**DATA BLOCK**

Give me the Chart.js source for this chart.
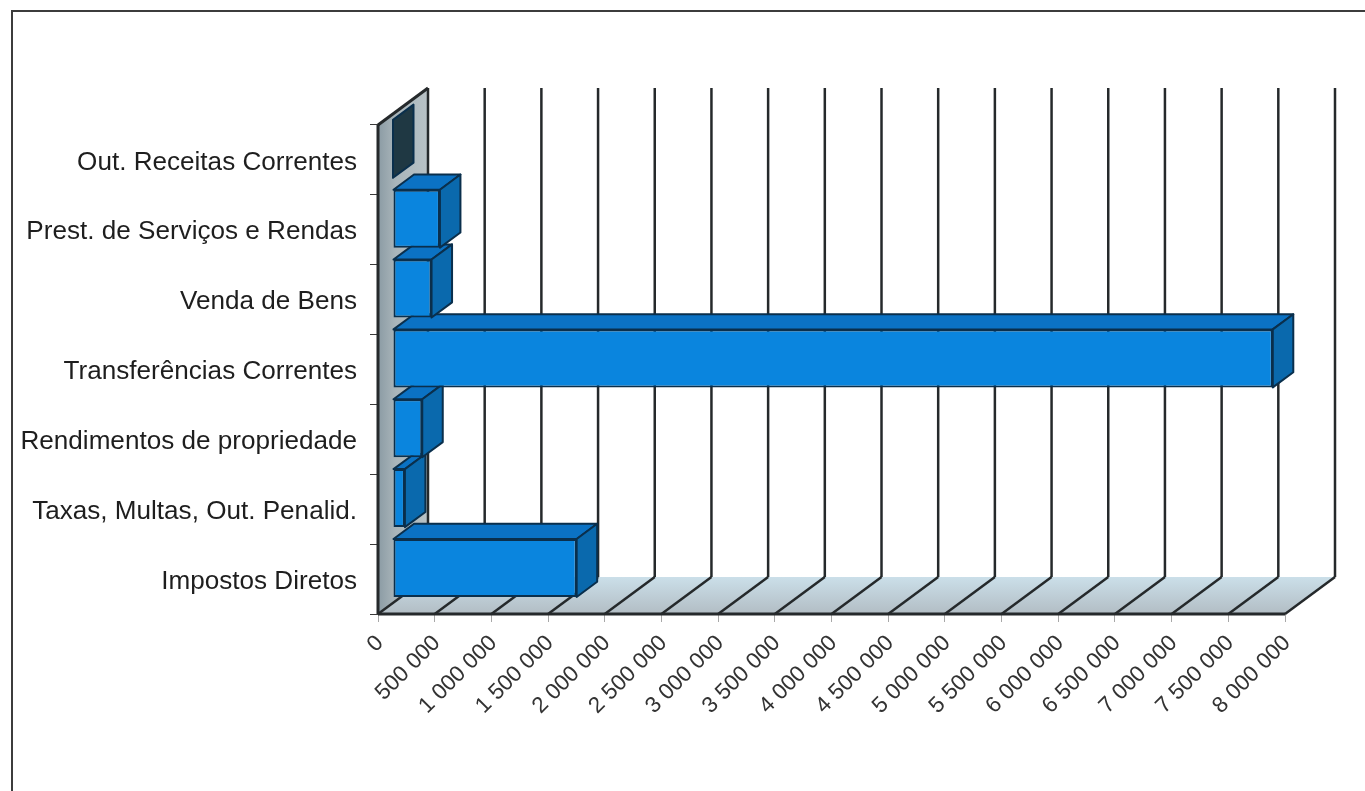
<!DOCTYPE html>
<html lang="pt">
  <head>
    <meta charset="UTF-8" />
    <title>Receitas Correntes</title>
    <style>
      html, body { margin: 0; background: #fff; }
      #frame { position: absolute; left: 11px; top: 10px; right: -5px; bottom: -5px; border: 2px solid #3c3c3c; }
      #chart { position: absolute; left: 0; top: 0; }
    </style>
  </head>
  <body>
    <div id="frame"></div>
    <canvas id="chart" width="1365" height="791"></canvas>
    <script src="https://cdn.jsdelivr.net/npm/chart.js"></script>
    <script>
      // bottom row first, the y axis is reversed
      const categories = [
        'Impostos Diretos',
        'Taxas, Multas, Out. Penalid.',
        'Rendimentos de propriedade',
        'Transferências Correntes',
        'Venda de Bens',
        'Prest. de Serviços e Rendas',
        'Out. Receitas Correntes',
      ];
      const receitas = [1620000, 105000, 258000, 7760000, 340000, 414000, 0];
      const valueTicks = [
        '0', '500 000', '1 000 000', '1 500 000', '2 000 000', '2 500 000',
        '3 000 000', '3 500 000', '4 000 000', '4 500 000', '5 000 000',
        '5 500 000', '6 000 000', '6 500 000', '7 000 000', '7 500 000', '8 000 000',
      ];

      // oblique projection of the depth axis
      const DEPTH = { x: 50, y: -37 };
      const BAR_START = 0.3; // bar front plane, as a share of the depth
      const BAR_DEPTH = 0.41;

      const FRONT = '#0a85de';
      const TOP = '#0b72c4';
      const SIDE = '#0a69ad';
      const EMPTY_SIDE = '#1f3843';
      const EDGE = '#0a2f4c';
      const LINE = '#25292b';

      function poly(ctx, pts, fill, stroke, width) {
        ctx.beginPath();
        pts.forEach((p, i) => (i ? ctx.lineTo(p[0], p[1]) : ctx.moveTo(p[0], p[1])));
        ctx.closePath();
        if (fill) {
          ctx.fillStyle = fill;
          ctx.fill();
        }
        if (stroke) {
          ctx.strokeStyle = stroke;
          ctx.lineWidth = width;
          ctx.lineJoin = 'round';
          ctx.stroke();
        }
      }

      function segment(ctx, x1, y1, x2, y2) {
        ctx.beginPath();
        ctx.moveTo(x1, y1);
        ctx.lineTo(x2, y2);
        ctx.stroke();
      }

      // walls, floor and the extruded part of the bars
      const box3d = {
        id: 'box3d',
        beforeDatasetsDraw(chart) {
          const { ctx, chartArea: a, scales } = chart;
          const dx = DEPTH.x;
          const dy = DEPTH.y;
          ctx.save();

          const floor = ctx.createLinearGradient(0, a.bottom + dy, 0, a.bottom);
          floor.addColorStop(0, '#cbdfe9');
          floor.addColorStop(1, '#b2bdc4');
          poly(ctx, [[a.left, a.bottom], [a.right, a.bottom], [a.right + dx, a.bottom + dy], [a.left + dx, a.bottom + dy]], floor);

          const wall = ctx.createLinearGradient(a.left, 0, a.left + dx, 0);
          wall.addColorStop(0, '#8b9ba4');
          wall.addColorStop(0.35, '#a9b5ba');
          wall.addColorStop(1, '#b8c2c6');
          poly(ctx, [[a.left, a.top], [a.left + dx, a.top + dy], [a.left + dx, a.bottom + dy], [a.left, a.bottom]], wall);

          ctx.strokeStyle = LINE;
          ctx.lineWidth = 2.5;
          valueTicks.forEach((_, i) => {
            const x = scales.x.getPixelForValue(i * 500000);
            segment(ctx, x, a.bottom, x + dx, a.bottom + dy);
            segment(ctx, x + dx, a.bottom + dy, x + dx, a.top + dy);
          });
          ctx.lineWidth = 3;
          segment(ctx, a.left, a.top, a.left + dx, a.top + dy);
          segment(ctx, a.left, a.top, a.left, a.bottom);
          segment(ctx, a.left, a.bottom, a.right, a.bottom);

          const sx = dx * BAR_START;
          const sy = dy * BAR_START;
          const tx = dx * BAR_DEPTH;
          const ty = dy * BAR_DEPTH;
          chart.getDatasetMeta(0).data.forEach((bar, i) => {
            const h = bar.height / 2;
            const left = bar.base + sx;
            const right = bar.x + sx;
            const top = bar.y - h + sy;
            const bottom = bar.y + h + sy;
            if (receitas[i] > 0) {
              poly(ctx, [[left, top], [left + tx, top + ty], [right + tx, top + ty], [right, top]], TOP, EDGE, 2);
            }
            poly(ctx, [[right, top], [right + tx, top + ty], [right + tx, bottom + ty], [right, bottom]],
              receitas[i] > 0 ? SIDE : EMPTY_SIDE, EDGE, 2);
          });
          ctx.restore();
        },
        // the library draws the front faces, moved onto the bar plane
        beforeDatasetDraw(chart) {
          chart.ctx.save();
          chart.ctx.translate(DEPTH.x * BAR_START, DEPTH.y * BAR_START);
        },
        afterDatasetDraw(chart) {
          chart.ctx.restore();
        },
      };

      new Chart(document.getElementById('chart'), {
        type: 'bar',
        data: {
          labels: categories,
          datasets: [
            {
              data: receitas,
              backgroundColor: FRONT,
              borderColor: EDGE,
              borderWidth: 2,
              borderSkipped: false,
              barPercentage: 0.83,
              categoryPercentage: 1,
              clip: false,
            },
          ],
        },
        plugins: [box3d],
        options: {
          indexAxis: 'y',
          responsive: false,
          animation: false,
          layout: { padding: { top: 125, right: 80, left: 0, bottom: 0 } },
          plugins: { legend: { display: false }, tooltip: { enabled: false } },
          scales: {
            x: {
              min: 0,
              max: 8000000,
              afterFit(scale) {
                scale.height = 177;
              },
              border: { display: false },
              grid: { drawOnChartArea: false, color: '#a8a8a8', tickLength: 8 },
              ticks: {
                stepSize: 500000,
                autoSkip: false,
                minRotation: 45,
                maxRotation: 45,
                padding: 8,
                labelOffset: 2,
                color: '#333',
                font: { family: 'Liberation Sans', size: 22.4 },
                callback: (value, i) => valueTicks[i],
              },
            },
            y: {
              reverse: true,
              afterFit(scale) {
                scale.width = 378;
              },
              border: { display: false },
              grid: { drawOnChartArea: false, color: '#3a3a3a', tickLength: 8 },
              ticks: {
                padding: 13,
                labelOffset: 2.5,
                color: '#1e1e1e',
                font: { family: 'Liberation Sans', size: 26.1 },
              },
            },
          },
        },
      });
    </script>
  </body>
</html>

**EXERCISE AIM**
Leave the pictures out and reproduce exactly the lines from the top of the listing above through the line with "const BAR_DEPTH = 0.41;".

**RESULT OF THE EXERCISE**
Give me the Chart.js source for this chart.
<!DOCTYPE html>
<html lang="pt">
  <head>
    <meta charset="UTF-8" />
    <title>Receitas Correntes</title>
    <style>
      html, body { margin: 0; background: #fff; }
      #frame { position: absolute; left: 11px; top: 10px; right: -5px; bottom: -5px; border: 2px solid #3c3c3c; }
      #chart { position: absolute; left: 0; top: 0; }
    </style>
  </head>
  <body>
    <div id="frame"></div>
    <canvas id="chart" width="1365" height="791"></canvas>
    <script src="https://cdn.jsdelivr.net/npm/chart.js"></script>
    <script>
      // bottom row first, the y axis is reversed
      const categories = [
        'Impostos Diretos',
        'Taxas, Multas, Out. Penalid.',
        'Rendimentos de propriedade',
        'Transferências Correntes',
        'Venda de Bens',
        'Prest. de Serviços e Rendas',
        'Out. Receitas Correntes',
      ];
      const receitas = [1620000, 105000, 258000, 7760000, 340000, 414000, 0];
      const valueTicks = [
        '0', '500 000', '1 000 000', '1 500 000', '2 000 000', '2 500 000',
        '3 000 000', '3 500 000', '4 000 000', '4 500 000', '5 000 000',
        '5 500 000', '6 000 000', '6 500 000', '7 000 000', '7 500 000', '8 000 000',
      ];

      // oblique projection of the depth axis
      const DEPTH = { x: 50, y: -37 };
      const BAR_START = 0.3; // bar front plane, as a share of the depth
      const BAR_DEPTH = 0.41;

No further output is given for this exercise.